### PROBLEM STATEMENT
Filter the lines below, copying only those with the string "this".

### Code that draws figures
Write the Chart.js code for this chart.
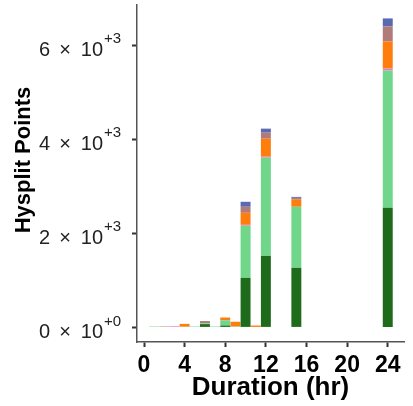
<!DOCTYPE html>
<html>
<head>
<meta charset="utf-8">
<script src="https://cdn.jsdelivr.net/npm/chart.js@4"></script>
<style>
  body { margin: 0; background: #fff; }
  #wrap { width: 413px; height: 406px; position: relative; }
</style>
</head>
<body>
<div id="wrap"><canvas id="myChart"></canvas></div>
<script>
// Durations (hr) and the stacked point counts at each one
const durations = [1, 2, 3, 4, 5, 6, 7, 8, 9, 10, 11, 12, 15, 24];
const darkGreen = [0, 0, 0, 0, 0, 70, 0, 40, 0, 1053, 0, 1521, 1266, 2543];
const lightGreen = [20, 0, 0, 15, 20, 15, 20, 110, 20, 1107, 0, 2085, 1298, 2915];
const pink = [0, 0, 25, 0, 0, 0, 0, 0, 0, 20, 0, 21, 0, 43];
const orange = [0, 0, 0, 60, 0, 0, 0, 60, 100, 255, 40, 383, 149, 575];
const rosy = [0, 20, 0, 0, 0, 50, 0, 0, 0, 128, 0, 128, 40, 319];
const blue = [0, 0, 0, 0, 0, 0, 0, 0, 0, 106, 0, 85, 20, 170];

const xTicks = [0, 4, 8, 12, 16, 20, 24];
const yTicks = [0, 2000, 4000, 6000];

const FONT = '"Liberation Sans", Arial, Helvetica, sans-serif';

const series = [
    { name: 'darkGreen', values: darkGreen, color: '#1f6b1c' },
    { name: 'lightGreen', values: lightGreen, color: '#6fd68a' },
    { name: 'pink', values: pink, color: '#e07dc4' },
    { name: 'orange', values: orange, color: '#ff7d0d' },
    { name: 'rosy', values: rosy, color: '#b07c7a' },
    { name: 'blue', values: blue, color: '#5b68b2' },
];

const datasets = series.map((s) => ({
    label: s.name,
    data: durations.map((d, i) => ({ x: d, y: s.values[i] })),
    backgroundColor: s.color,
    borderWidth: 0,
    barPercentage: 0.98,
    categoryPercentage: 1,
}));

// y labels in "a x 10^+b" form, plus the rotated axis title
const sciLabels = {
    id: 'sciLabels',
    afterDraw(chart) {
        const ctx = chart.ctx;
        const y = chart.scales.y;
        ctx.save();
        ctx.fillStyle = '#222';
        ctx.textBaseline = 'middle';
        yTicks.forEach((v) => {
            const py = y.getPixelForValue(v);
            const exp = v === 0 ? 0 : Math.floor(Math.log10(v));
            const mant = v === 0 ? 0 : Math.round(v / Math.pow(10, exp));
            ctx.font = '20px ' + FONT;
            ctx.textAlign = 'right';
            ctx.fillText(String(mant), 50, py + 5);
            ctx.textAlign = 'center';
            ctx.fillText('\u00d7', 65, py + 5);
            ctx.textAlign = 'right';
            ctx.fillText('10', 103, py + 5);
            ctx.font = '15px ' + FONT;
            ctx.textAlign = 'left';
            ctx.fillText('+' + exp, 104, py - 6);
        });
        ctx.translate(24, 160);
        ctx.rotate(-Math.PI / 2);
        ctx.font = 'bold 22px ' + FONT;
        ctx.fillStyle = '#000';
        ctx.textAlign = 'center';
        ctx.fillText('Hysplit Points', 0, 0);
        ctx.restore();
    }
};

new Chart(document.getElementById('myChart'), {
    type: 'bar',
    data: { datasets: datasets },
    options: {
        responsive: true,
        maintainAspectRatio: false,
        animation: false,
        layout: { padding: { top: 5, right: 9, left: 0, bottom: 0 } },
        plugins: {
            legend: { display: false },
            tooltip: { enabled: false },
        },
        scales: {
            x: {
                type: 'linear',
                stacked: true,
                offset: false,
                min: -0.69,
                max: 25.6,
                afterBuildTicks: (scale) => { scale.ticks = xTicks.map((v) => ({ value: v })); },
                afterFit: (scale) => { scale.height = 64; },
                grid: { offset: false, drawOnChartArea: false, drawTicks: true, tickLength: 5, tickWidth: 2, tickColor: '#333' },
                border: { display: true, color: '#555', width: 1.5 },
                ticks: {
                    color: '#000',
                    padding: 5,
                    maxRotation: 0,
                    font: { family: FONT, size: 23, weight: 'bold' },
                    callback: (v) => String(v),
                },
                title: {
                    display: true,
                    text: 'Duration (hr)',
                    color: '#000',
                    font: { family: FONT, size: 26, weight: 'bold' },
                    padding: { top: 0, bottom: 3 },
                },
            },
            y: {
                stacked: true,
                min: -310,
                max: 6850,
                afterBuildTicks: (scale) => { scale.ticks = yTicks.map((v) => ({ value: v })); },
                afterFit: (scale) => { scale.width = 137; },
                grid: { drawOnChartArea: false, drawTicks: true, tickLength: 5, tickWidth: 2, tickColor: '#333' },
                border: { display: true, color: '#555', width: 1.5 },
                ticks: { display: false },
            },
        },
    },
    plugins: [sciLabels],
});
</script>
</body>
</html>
--
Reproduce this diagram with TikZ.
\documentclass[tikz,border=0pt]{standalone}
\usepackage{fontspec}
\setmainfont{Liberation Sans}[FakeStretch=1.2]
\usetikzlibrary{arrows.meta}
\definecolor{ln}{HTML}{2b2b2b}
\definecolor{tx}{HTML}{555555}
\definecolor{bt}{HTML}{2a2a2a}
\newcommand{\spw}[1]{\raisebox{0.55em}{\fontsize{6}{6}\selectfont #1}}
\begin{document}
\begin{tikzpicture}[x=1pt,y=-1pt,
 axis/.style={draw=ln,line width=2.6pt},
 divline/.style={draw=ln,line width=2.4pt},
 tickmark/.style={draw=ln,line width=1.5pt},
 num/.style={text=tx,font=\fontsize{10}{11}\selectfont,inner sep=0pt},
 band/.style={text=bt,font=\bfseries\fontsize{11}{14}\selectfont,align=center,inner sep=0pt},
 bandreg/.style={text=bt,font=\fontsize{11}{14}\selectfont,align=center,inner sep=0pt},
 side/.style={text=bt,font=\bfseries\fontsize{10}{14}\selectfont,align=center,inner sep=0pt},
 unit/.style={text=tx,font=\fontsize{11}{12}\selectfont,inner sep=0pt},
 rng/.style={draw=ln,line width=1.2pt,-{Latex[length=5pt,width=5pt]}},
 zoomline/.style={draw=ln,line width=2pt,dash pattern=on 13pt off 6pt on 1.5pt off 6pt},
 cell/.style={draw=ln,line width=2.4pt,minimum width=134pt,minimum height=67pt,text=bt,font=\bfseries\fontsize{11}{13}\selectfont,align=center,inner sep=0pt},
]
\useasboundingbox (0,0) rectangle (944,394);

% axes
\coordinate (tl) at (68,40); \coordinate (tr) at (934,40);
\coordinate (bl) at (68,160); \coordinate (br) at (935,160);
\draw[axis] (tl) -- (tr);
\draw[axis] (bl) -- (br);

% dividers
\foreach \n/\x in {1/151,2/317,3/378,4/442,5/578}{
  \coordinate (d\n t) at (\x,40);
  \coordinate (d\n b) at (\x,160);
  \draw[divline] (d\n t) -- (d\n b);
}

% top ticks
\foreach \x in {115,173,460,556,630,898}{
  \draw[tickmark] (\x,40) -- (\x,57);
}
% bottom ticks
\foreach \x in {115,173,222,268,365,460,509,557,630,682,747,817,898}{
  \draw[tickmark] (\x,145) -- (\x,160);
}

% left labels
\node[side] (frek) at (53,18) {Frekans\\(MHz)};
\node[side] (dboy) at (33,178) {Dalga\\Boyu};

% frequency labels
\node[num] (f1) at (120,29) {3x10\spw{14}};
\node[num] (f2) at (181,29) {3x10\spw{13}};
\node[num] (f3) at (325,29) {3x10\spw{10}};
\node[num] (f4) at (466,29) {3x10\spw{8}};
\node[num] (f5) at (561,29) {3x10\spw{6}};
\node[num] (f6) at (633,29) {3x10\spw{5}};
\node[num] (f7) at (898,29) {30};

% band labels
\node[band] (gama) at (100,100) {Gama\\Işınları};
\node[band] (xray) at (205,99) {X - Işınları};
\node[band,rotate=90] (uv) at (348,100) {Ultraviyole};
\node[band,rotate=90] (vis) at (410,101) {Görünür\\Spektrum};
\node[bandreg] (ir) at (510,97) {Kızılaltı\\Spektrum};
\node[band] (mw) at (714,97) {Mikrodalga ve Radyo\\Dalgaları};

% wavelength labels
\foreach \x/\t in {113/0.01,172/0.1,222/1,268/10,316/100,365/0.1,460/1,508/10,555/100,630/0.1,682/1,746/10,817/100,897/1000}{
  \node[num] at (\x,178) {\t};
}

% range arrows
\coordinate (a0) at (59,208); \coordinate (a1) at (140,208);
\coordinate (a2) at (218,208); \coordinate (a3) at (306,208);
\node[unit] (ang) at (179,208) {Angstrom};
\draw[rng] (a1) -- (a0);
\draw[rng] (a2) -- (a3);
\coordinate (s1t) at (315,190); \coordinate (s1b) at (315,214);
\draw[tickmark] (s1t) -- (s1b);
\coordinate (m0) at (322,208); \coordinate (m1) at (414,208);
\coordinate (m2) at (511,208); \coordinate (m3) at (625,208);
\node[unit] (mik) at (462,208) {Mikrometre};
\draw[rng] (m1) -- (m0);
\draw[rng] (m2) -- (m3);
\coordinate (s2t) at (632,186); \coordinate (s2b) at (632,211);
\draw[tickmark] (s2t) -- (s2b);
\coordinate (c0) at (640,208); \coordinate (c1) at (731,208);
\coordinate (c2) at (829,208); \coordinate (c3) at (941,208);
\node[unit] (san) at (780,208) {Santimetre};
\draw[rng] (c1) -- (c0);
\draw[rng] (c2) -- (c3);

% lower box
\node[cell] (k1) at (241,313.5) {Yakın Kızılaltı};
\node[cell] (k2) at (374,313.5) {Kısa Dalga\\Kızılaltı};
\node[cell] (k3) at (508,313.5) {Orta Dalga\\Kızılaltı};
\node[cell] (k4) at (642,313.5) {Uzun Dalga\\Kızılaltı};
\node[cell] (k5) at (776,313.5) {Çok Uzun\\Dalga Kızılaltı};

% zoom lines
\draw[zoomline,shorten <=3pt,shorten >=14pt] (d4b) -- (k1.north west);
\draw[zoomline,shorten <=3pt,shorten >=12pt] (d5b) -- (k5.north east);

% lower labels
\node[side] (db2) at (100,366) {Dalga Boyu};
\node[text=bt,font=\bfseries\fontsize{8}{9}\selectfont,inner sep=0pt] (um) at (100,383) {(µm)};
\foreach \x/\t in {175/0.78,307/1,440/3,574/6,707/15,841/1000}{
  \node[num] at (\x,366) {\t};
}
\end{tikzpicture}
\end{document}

### EXERCISE RESULT
Write the Chart.js code for this chart.
Reproduce this diagram with TikZ.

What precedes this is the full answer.